Defect Detection and Damage Assessment
The primary link of the process is to carry out general flaw detection and damage examination on the impeller to be repaired for accurate definition of the scope of repair and steady matching of repair proposals. There can be non-destructive testing methods such as ultrasonic flaw detection, X-ray examination, and eddy current testing, supplemented with three-dimensional optical scanning to obtain surface wear level, crack depth, and contour deviation information. In the most critical application scenarios, 3D modeling comparison technology will be capable of providing more direct deformation recognition results. Based on these data, technicians can accurately determine which regions can be utilized for cladding repair, which need to be replaced or strengthened, and formulate personalized process plans.
Surface Pretreatment and Contamination Cleaning
Pre-treatment before cladding directly affects the wettability of the molten pool, the bonding strength of the cladding layer, and the forming quality. First, the impeller should be released from dust and oil by alkaline cleaning agents or ultrasonic cleaning, and then the surface topography with a definite roughness should be established by sandblast or mechanical roughening to improve the metallurgical bonding effect. In the case of severe high-temperature oxidation, local pickling or laser removal of the oxide layer is also required. The entire pretreatment process needs to strictly regulate the cleanliness and roughness index so that inclusions do not enter the molten pool and cause cladding defects such as pores, lack of fusion, or inclusion layers.
Selection and Preplacement Process of Metal Powder
Depending on the type of raw material (i.e., stainless steel, nickel-based superalloy, titanium alloy, etc.) and service environment (high temperature, harsh corrosion, high-speed impact, etc.) of the impeller, compatible alloy powders with corrosion resistance, wear resistance, and thermal fatigue resistance are selected.
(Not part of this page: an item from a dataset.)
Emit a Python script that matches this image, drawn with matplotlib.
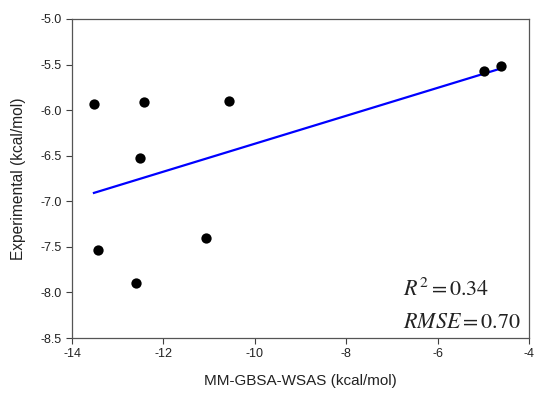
import numpy as np
import matplotlib
matplotlib.use("Agg")
import matplotlib.pyplot as plt

plt.rcParams['font.family'] = ['Liberation Sans', 'DejaVu Sans']
plt.rcParams['mathtext.fontset'] = 'stix'

x_calc = [-13.52, -12.42, -12.51, -13.43, -12.60, -11.07, -10.56, -4.98, -4.61]
y_exp = [-5.93, -5.91, -6.53, -7.53, -7.90, -7.40, -5.90, -5.57, -5.52]
xticks = [-14, -12, -10, -8, -6, -4]
yticks = [-5.0, -5.5, -6.0, -6.5, -7.0, -7.5, -8.0, -8.5]
r2_text = r"$R^2 = 0.34$"
rmse_text = r"$RMSE = 0.70$"

fig = plt.figure(figsize=(5.35, 3.95), dpi=100)
ax = fig.add_axes([0.1346, 0.1443, 0.8542, 0.8076])

ax.scatter(x_calc, y_exp, s=55, color='black', zorder=3, linewidths=0)
slope, icpt = np.polyfit(x_calc, y_exp, 1)
xl = np.array([min(x_calc), max(x_calc)])
ax.plot(xl, slope * xl + icpt, color='#0000FF', lw=1.6, zorder=2)

ax.set_xlim(-14, -4)
ax.set_ylim(-8.5, -5.0)
ax.set_xticks(xticks)
ax.set_yticks(yticks)
ax.set_xticklabels([f"{v:d}" for v in xticks])
ax.set_yticklabels([f"{v:.1f}" for v in yticks])
ax.tick_params(direction='out', length=4, width=0.8, colors='#404040', labelsize=9, labelcolor='#222222')
for s in ax.spines.values():
    s.set_color('#555555')
    s.set_linewidth(0.9)

ax.set_xlabel("MM-GBSA-WSAS (kcal/mol)", fontsize=11, color='#222222', labelpad=10)
ax.set_ylabel("Experimental (kcal/mol)", fontsize=11.2, color='#222222', labelpad=10)

ax.text(-6.757, -8.037, r2_text, fontsize=15.8, ha='left', va='baseline', color='#222222')
ax.text(-6.757, -8.388, rmse_text, fontsize=15.8, ha='left', va='baseline', color='#222222')

fig.savefig("out.png", dpi=100)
For example, CoCrWC alloys for steam turbine impeller repair, Ni60, Inconel625 and other superalloy powders for aviation impellers. The powder needs to possess the characteristics of suitable particle size distribution, high sphericity, and low oxygen content, and the particle size is usually between 45-105μm. For single deep pits and (defect) areas, 3D printing-type preplaced powder filling technology can also be used to assist forming, improving repair efficiency and material utilization.
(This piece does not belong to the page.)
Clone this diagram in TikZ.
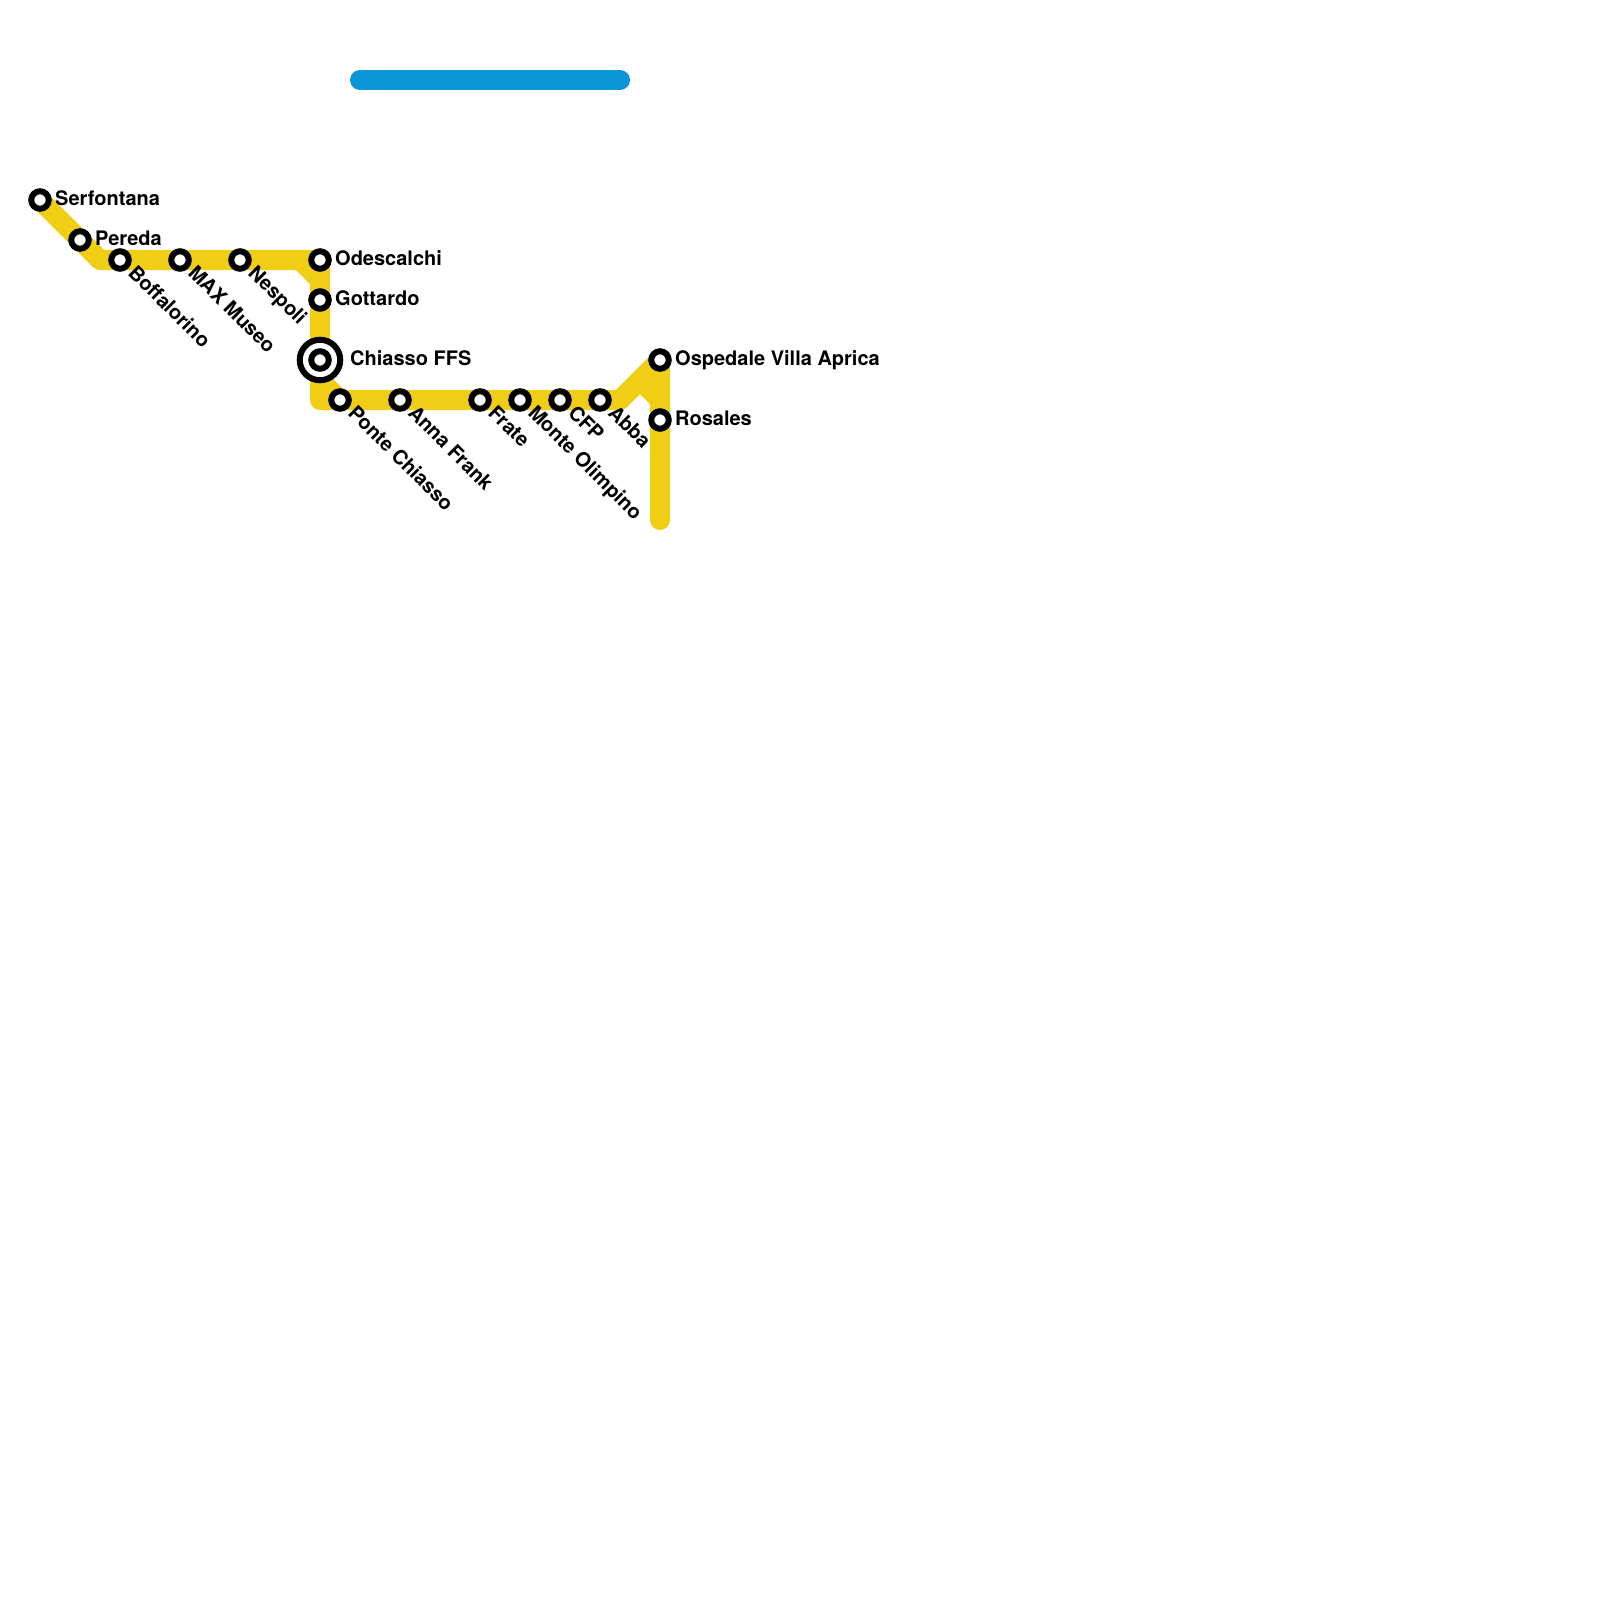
\documentclass[tikz,border=0pt]{standalone}
\usepackage{fontspec}
\setmainfont{TeX Gyre Heros}
\definecolor{lineyellow}{HTML}{F0CE15}
\definecolor{lineblue}{HTML}{0A96D8}
\tikzset{
  x=1pt,y=-1pt,
  metro/.style={line width=20pt,line cap=round,line join=round},
  stn/.style={circle,draw=black,fill=white,line width=6pt,outer sep=0pt,minimum size=17.5pt,inner sep=0pt},
  hub/.style={circle,draw=black,fill=white,line width=6pt,outer sep=0pt,minimum size=40.5pt,inner sep=0pt},
  lab/.style={font=\bfseries\fontsize{20}{24}\selectfont,text=black,inner sep=0pt},
  labr/.style={lab,anchor=base west},
  labd/.style={lab,anchor=base west,rotate=-45}
}
\begin{document}
\begin{tikzpicture}
\useasboundingbox (0,0) rectangle (1600,1600);
\fill[white] (0,0) rectangle (1600,1600);
% bends and free ends
\coordinate (b1) at (100,260);
\coordinate (b2) at (300,260);
\coordinate (b3) at (320,280);
\coordinate (b4) at (320,380);
\coordinate (b5) at (320,400);
\coordinate (b6) at (340,400);
\coordinate (b7) at (620,400);
\coordinate (b8) at (640,380);
\coordinate (b9) at (660,400);
\coordinate (e1) at (660,520);
\coordinate (c1) at (360,80);
\coordinate (c2) at (620,80);
% station positions
\coordinate (pSerfontana) at (40,200);
\coordinate (pOdescalchi) at (320,260);
\coordinate (pOspedale) at (660,360);
% lines
\draw[metro,lineblue] (c1) -- (c2);
\draw[metro,lineyellow] (pSerfontana) -- (b1) -- (pOdescalchi) -- (b5) -- (b7) -- (pOspedale) -- (e1);
\draw[metro,lineyellow] (b2) -- (b3);
\draw[metro,lineyellow] (b4) -- (b6);
\draw[metro,lineyellow] (b8) -- (b9);
% stations
\node[stn] (serfontana) at (pSerfontana) {};
\node[stn] (pereda) at (80,240) {};
\node[stn] (boffalorino) at (120,260) {};
\node[stn] (maxmuseo) at (180,260) {};
\node[stn] (nespoli) at (240,260) {};
\node[stn] (odescalchi) at (pOdescalchi) {};
\node[stn] (gottardo) at (320,300) {};
\node[hub] (chiassoring) at (320,360) {};
\node[stn] (chiasso) at (320,360) {};
\node[stn] (ponte) at (340,400) {};
\node[stn] (anna) at (400,400) {};
\node[stn] (frate) at (480,400) {};
\node[stn] (monte) at (520,400) {};
\node[stn] (cfp) at (560,400) {};
\node[stn] (abba) at (600,400) {};
\node[stn] (ospedale) at (pOspedale) {};
\node[stn] (rosales) at (660,420) {};
% labels
\node[labr] (lserfontana) at (55,205) {Serfontana};
\node[labr] (lpereda) at (95,245) {Pereda};
\node[labr] (lodescalchi) at (335,265) {Odescalchi};
\node[labr] (lgottardo) at (335,305) {Gottardo};
\node[labr] (lchiasso) at (350,365) {Chiasso FFS};
\node[labr] (lospedale) at (675,365) {Ospedale Villa Aprica};
\node[labr] (lrosales) at (675,425) {Rosales};
\node[labd] (lboffalorino) at (127,274) {Boffalorino};
\node[labd] (lmax) at (187,274) {MAX Museo};
\node[labd] (lnespoli) at (247,274) {Nespoli};
\node[labd] (lponte) at (347,414) {Ponte Chiasso};
\node[labd] (lanna) at (407,414) {Anna Frank};
\node[labd] (lfrate) at (487,414) {Frate};
\node[labd] (lmonte) at (527,414) {Monte Olimpino};
\node[labd] (lcfp) at (567,414) {CFP};
\node[labd] (labba) at (607,414) {Abba};
\end{tikzpicture}
\end{document}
Setting of Laser Cladding Parameters and Process Control
The key to laser cladding is the molten pool stability and interlayer metallurgical bonding quality control. Technicians ought to appropriately set the laser power (generally 800-2000W), scanning speed (5-15 mm/s), overlap rate (30-50%), powder feeding rate, and protective gas (for example, argon) flow rate according to the material and workpiece geometry. In order to avoid the change of base metal microstructure caused by too many heat-affected zones, the heat input should be controlled by the multi-pass small amount and staggered cladding method. In complex curved surface areas, such as the root or trailing edge of the blade, the five-axis linkage head can be used to follow the curved surface trajectory to ensure that the cladding layer is uniform and dense, without delamination, cracks, or ablation defects.
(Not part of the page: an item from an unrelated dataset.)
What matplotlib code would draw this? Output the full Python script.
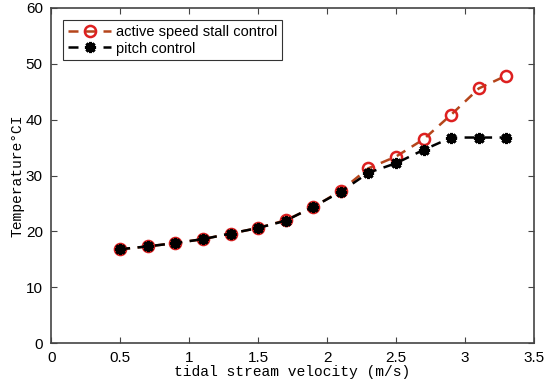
import numpy as np
import matplotlib.pyplot as plt

# tidal stream velocity (m/s)
velocity = [0.5, 0.7, 0.9, 1.1, 1.3, 1.5, 1.7, 1.9, 2.1, 2.3, 2.5, 2.7, 2.9, 3.1, 3.3]
# temperature readings
temp_stall = [16.8, 17.3, 17.9, 18.6, 19.6, 20.6, 22.0, 24.3, 27.3, 31.3, 33.4, 36.5, 40.9, 45.6, 47.9]
temp_pitch = [16.8, 17.3, 17.9, 18.6, 19.6, 20.6, 21.9, 24.4, 27.1, 30.5, 32.2, 34.6, 36.8, 36.8, 36.8]

plt.rcParams['font.family'] = ['Liberation Sans', 'DejaVu Sans']

fig = plt.figure(figsize=(5.5, 3.9), dpi=100)
ax = fig.add_axes([0.093, 0.1205, 0.878, 0.859])

ax.plot(velocity, temp_stall, '--', color='#b5451b', lw=1.8, dashes=(4, 3),
        marker='o', ms=8, mfc='none', mec='#dd2020', mew=1.8,
        label='active speed stall control')
ax.plot(velocity, temp_pitch, '--', color='black', lw=1.8, dashes=(4, 3),
        marker=(8, 2, 0), ms=8, mec='black', mew=2.2,
        label='pitch control')

ax.set_xlim(0, 3.5)
ax.set_ylim(0, 60)
ax.set_xticks(np.arange(0, 3.51, 0.5))
ax.set_xticklabels(['0', '0.5', '1', '1.5', '2', '2.5', '3', '3.5'])
ax.set_yticks(np.arange(0, 61, 10))
ax.tick_params(direction='in', top=True, right=True, labelsize=11, length=4,
               color='#444444', pad=6)
for s in ax.spines.values():
    s.set_color('#444444')
    s.set_linewidth(1.2)

ax.set_xlabel('tidal stream velocity (m/s)', family='Liberation Mono', fontsize=10.5, labelpad=0)
ax.set_ylabel('Temperature°CI', family='Liberation Mono', fontsize=10.5, labelpad=1)

leg = ax.legend(loc='upper left', fontsize=10.5, frameon=True, fancybox=False,
                edgecolor='black', handlelength=3, borderpad=0.3, labelspacing=0.2,
                handletextpad=0.3, bbox_to_anchor=(0.01, 0.985))
leg.get_frame().set_linewidth(0.8)

plt.savefig('out.png', dpi=100)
Post-Treatment and Quality Inspection
The laser cladding repaired area typically needs mechanical post-treatment in order to restore the original geometric dimension and surface roughness of the impeller. Common post-treatments include CNC grinding, polishing, shot peening, or hot isostatic pressing (HIP). Grinding and precision polishing among them can effectively keep the cladding layer thickness error within ±0.05mm, and shot peening can generate residual compressive stress for fatigue life improvement. Finally, systematical check of the repaired area is made by metallographic microscopic inspection, microhardness testing, surface roughness testing, bonding strength testing, and corrosion resistance testing to ensure its structural integrity and service performance to satisfy the requirements of use.
Analysis of Typical Application Cases
In practical application, laser cladding technology has been utilized in repairing a number of impellers. For example, the stainless steel centrifugal pump impeller in a power plant formed (large-area) erosion and blade edge wear after 6 years’ running. By repairing with laser cladding of Ni60A powder, the performance of the repaired impeller was greatly improved:
- Cladding layer thickness: within 0.8mm control.
- Hardness improvement: increased from the original 190 HV to 620 HV.
- Surface roughness: controlled below Ra1.6 μm.
The repaired impeller has not experienced secondary spalling or cracking after 3 years of operation, and regular inspection has not detected any abnormalities. The repair cost is only 35% of the purchase price of the new impeller, actually saving a large amount of cost and reducing the replacement cycle of spare parts by about 60%.
Conclusion
Laser cladding technology has shown great potential in the remanufacturing and repairing of high-value complicated components such as impellers. Through appropriate process design and materials selection, laser cladding can significantly improve the surface performance of impellers, prolong their service life, and substantially reduce maintenance costs. With the further maturity of the technology, laser cladding will find use in more industrial sectors, and the prospect for future development is broad.